Restaurer l’ordre économique
94% des défaillances constatées en 2021, concernent des sociétés de moins de 10 salariés qui ne sont pour la plupart pas entourées de conseils.
« La réduction des procédures amiables pour les TPE signifie donc que nous n’avons pas réussi à convaincre ces sociétés qu’il est impératif d’anticiper les difficultés, alors même que la crise sanitaire nous avait donné l’opportunité de communiquer largement sur le rôle des tribunaux de commerce » explique Thierry Gardon, Président du Tribunal de commerce de Lyon. « Pour 2022, j’encourage ces sociétés à anticiper et à franchir la porte des tribunaux de commerce pour ouvrir des procédures amiables. Sans cela, elles traiteront leurs difficultés dans des conditions qui seront dégradées et l’arrêté des plans de sauvegarde ou de redressement supposera des abandons », poursuit-il.

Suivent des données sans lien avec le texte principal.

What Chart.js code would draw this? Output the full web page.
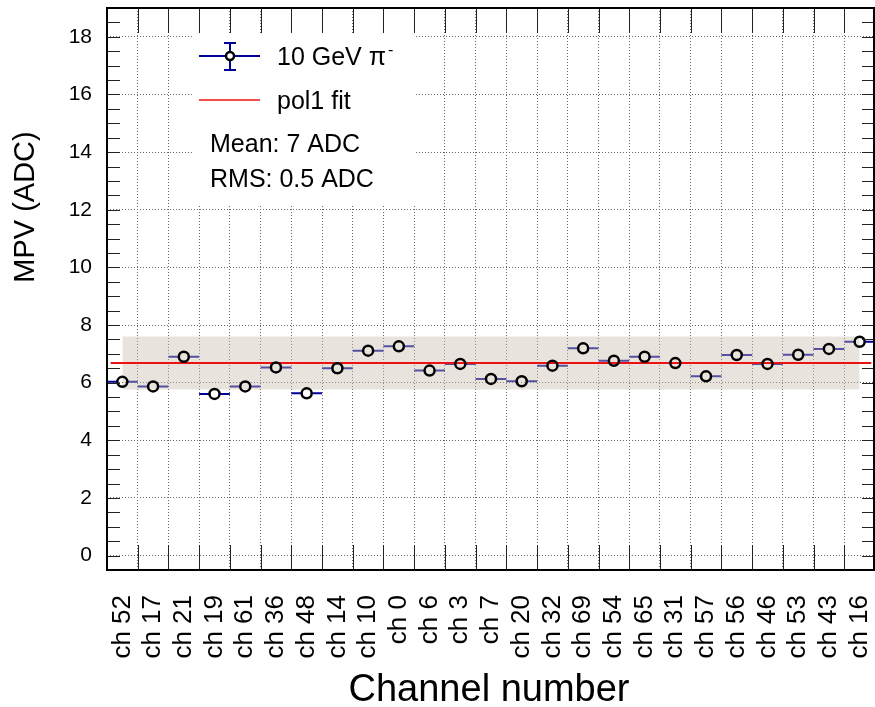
<!DOCTYPE html>
<html>
<head>
<meta charset="utf-8">
<script src="https://cdn.jsdelivr.net/npm/chart.js@4/dist/chart.umd.min.js"></script>
<style>
  html, body { margin: 0; padding: 0; background: #fff; }
  #wrap { width: 875px; height: 707px; }
</style>
</head>
<body>
<div id="wrap"><canvas id="canvas" width="875" height="707"></canvas></div>
<script>
const channels = ["ch 52", "ch 17", "ch 21", "ch 19", "ch 61", "ch 36", "ch 48", "ch 14", "ch 10", "ch 0",
    "ch 6", "ch 3", "ch 7", "ch 20", "ch 32", "ch 69", "ch 54", "ch 65", "ch 31", "ch 57",
    "ch 56", "ch 46", "ch 53", "ch 43", "ch 16"];
const mpv = [6.03, 5.87, 6.90, 5.61, 5.87, 6.53, 5.63, 6.50, 7.11, 7.26,
    6.42, 6.65, 6.13, 6.05, 6.59, 7.19, 6.76, 6.90, 6.68, 6.22,
    6.96, 6.65, 6.97, 7.17, 7.42];
const mpvErr = [0.12, 0.12, 0.12, 0.12, 0.12, 0.12, 0.12, 0.12, 0.12, 0.12,
    0.12, 0.12, 0.12, 0.12, 0.12, 0.12, 0.12, 0.12, 0.12, 0.20,
    0.12, 0.12, 0.12, 0.12, 0.12];
const fitValue = 6.68;
const fitRange = [0.12, 24.88];
const bandLow = 5.76;
const bandHigh = 7.60;
const yTicks = [0, 2, 4, 6, 8, 10, 12, 14, 16, 18];
const legendLines = ["10 GeV \u03c0", "pol1 fit", "Mean: 7 ADC", "RMS: 0.5 ADC"];

const FONT = "'Liberation Sans', Arial, Helvetica, sans-serif";
const BLUE = "#000099";
const RED = "#ee1111";

const points = mpv.map((v, i) => ({ x: i + 0.5, y: v }));

// ROOT-like frame, inward ticks, error bars, legend and titles
const rootStyle = {
    id: "rootStyle",
    beforeDatasetsDraw(chart) {
        const ctx = chart.ctx;
        const xs = chart.scales.x;
        const ys = chart.scales.y;

        // horizontal (bin width) and vertical error bars, drawn under the band
        ctx.save();
        ctx.strokeStyle = BLUE;
        ctx.lineWidth = 2;
        const r = 5.5;
        points.forEach((p, i) => {
            const px = xs.getPixelForValue(p.x);
            const py = ys.getPixelForValue(p.y);
            const l = xs.getPixelForValue(p.x - 0.5);
            const rr = xs.getPixelForValue(p.x + 0.5);
            ctx.beginPath();
            ctx.moveTo(l, py); ctx.lineTo(px - r, py);
            ctx.moveTo(px + r, py); ctx.lineTo(rr, py);
            const e1 = ys.getPixelForValue(p.y + mpvErr[i]);
            const e2 = ys.getPixelForValue(p.y - mpvErr[i]);
            if (py - e1 > r) {
                ctx.moveTo(px, e1); ctx.lineTo(px, py - r);
                ctx.moveTo(px, py + r); ctx.lineTo(px, e2);
            }
            ctx.stroke();
        });
        ctx.restore();

        // legend box
        ctx.save();
        ctx.fillStyle = "#fff";
        ctx.fillRect(193, 33, 222, 172);
        // error bar symbol
        ctx.strokeStyle = BLUE;
        ctx.lineWidth = 2;
        ctx.beginPath();
        ctx.moveTo(199, 56); ctx.lineTo(226, 56);
        ctx.moveTo(234, 56); ctx.lineTo(260, 56);
        ctx.moveTo(230, 43); ctx.lineTo(230, 52);
        ctx.moveTo(230, 60); ctx.lineTo(230, 70);
        ctx.moveTo(224, 43); ctx.lineTo(236, 43);
        ctx.moveTo(224, 70); ctx.lineTo(236, 70);
        ctx.stroke();
        ctx.strokeStyle = "#000";
        ctx.lineWidth = 2.5;
        ctx.beginPath();
        ctx.arc(230, 56, 4, 0, Math.PI * 2);
        ctx.stroke();
        // fit line symbol
        ctx.strokeStyle = RED;
        ctx.lineWidth = 1.5;
        ctx.beginPath();
        ctx.moveTo(199, 100); ctx.lineTo(260, 100);
        ctx.stroke();
        // texts
        ctx.fillStyle = "#000";
        ctx.font = "25px " + FONT;
        ctx.textBaseline = "alphabetic";
        ctx.textAlign = "left";
        ctx.fillText(legendLines[0], 277, 65);
        const w = ctx.measureText(legendLines[0]).width;
        ctx.font = "16px " + FONT;
        ctx.fillText("-", 277 + w + 2, 55);
        ctx.font = "25px " + FONT;
        ctx.fillText(legendLines[1], 277, 109);
        ctx.fillText(legendLines[2], 210, 152);
        ctx.fillText(legendLines[3], 210, 187);
        ctx.restore();
    },
    afterDraw(chart) {
        const ctx = chart.ctx;
        const a = chart.chartArea;
        const xs = chart.scales.x;
        const ys = chart.scales.y;
        ctx.save();
        ctx.strokeStyle = "#222";
        ctx.lineWidth = 1;
        ctx.beginPath();
        for (let k = 0; k <= 25; k++) {
            const px = Math.round(xs.getPixelForValue(k)) + 0.5;
            ctx.moveTo(px, a.bottom); ctx.lineTo(px, a.bottom - 25);
            ctx.moveTo(px, a.top); ctx.lineTo(px, a.top + 25);
        }
        for (let k = -1; k <= 38; k++) {
            const py = Math.round(ys.getPixelForValue(k / 2)) + 0.5;
            ctx.moveTo(a.left, py); ctx.lineTo(a.left + 13, py);
            ctx.moveTo(a.right, py); ctx.lineTo(a.right - 13, py);
        }
        ctx.stroke();
        // frame
        ctx.strokeStyle = "#000";
        ctx.lineWidth = 2;
        ctx.strokeRect(a.left, a.top, a.right - a.left - 1, a.bottom - a.top);
        // axis titles
        ctx.fillStyle = "#000";
        ctx.font = "38px " + FONT;
        ctx.textAlign = "center";
        ctx.textBaseline = "alphabetic";
        ctx.fillText("Channel number", (a.left + a.right) / 2 - 2, 701);
        ctx.translate(26, 207);
        ctx.rotate(-Math.PI / 2);
        ctx.font = "29px " + FONT;
        ctx.textBaseline = "middle";
        ctx.fillText("MPV (ADC)", 0, 0);
        ctx.restore();
    }
};

const config = {
    type: "scatter",
    data: {
        datasets: [
            {
                label: "10 GeV pi-",
                data: points,
                order: 0,
                pointStyle: "circle",
                radius: 5,
                hoverRadius: 5,
                borderWidth: 2.5,
                borderColor: "#000",
                backgroundColor: "rgba(0,0,0,0)",
            },
            {
                label: "pol1 fit",
                data: [{ x: fitRange[0], y: fitValue }, { x: fitRange[1], y: fitValue }],
                order: 1,
                showLine: true,
                borderColor: RED,
                borderWidth: 2,
                radius: 0,
            },
            {
                label: "band high",
                data: [{ x: points[0].x, y: bandHigh }, { x: points[points.length - 1].x, y: bandHigh }],
                order: 2,
                showLine: true,
                fill: "+1",
                borderWidth: 0,
                borderColor: "rgba(0,0,0,0)",
                backgroundColor: "rgba(200,190,175,0.42)",
                radius: 0,
            },
            {
                label: "band low",
                data: [{ x: points[0].x, y: bandLow }, { x: points[points.length - 1].x, y: bandLow }],
                order: 3,
                showLine: true,
                borderWidth: 0,
                borderColor: "rgba(0,0,0,0)",
                radius: 0,
            },
        ],
    },
    options: {
        animation: false,
        responsive: false,
        events: [],
        layout: { autoPadding: false, padding: { top: 8, right: 0, left: 0, bottom: 0 } },
        plugins: {
            legend: { display: false },
            tooltip: { enabled: false },
        },
        scales: {
            x: {
                type: "linear",
                min: 0,
                max: 25,
                afterBuildTicks: (scale) => {
                    scale.ticks = channels.map((c, i) => ({ value: i + 0.5 }));
                },
                afterFit: (scale) => {
                    scale.height = 137;
                    scale.paddingLeft = 0;
                    scale.paddingRight = 0;
                },
                ticks: {
                    autoSkip: false,
                    minRotation: 90,
                    maxRotation: 90,
                    padding: 25,
                    color: "#000",
                    font: { family: FONT, size: 26 },
                    callback: function (value, index) {
                        return channels[index];
                    },
                },
                grid: {
                    offset: true,
                    drawTicks: false,
                    color: "#666",
                    lineWidth: 1,
                },
                border: { display: false, dash: [1, 2] },
            },
            y: {
                min: -0.5,
                max: 19,
                afterBuildTicks: (scale) => {
                    scale.ticks = yTicks.map((v) => ({ value: v }));
                },
                afterFit: (scale) => {
                    scale.width = 107;
                    scale.paddingTop = 0;
                    scale.paddingBottom = 0;
                },
                ticks: {
                    padding: 15,
                    color: "#000",
                    font: { family: FONT, size: 21 },
                },
                grid: {
                    drawTicks: false,
                    color: "#666",
                    lineWidth: 1,
                },
                border: { display: false, dash: [1, 2] },
            },
        },
    },
    plugins: [rootStyle],
};

let chart;

function initGraph() {
    const context = document.getElementById("canvas");
    chart = new Chart(context, config);
}

initGraph();
</script>
</body>
</html>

Dans ce contexte, les défis de demain sont notamment de financer les investissements pour sécuriser la compétitivité des entreprises françaises à l’international et pourquoi pas envisager des concentrations sectorielles, qui permettaient de renforcer les fonds propres des entreprises fragilisées tout en préservant la souveraineté nationale.
Le financement du poste client, un des meilleurs relais pour faire suite au PGE
Avec près de 700 000 entreprises concernées et 143 Mrds€ prêtés à ce jour, les PGE sont un premier dispositif auquel les entreprises peuvent souscrire jusqu’au 30 juin 2022.
« L’affacturage peut également accompagner efficacement les entreprises dans leurs besoins de financement court terme », rappelle Mathieu Arnoux, Associé chez AU Group, expert en financement du poste clients.
Ce système permet un accès au cash à des entreprises fragilisées par la crise et confrontées aux réticences des banques pour leur octroyer des lignes de financement classiques comme un découvert ou un crédit de campagne, lesquelles sont directement conditionnées par la qualité du bilan.